17. Country Risk and Global Capital Budegeting Strategy:

 

 Your corporation has an opportunity to make a major investment in China of $100 million to develop an offshore manufacturing facility. When this plant is fully developed and becomes operational  in two years the corporation can close down its current manufacturing facility in the United States and shift operations to China. At present, the expected annual savings in labor and benefit cost is expected to be $20 million.  You are asked to develop a proposal to identify the potential risk of this proposal and 'advantages' and 'problems' of this opportunity.  Explain how you would proceed.

 i.      What are the inherent risks in this opportunity?

  ii.      What  economic data would you need for your  analysis? Why (How would you use them)?

   iii.      What potential factors that affect exchange rates between China and US ? How would you protect against that risk?

     iv.      What other strategies do you recommend before your corporation implements this proposal?
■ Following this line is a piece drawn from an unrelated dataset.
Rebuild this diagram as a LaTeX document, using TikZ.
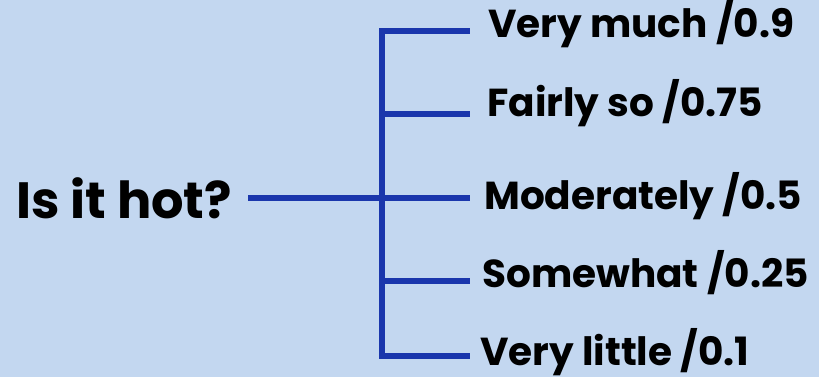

19.   Theoretical Relationship 6: Relationship between Spot and Forward Prices

 

Illustrate the concept of  "Spot-Forward pricing parity" relationship with a numerical example.  What are the implications of this for Foreign Exchange Market?

20. Bond Market Indexation Strategy

 

Illustrate the need for, motivation, and concept of Indexation with an example to protect against Inflation in the Global Debt Markets.

21. Global Markets Investment Strategy:

a.   Why should investors consider investing overseas?

b.      What are the potential advantages and perils?=

c.       What is Market Efficiency?  What are the implications of Market Efficiency, in a global capital market, for a manager for the pricing of securities and investing corporations' money?

d.      Why is psychology important in global setting?

22. Current Hot Topic: European Sovereign Debt Crisis

 

Currently PIIGS [Portuagal, Ireland, Italy, Greece and Spain] countries have a Soveriegn Debt problem.

  • What are the ultimate causes for the current crisis?
  • What are the potential implications of this problem for Euro-Currency and European Monetary Integration. What should Europe do to address this problem now and what are the potential perils?
  • What are the Implications of this problem for USA?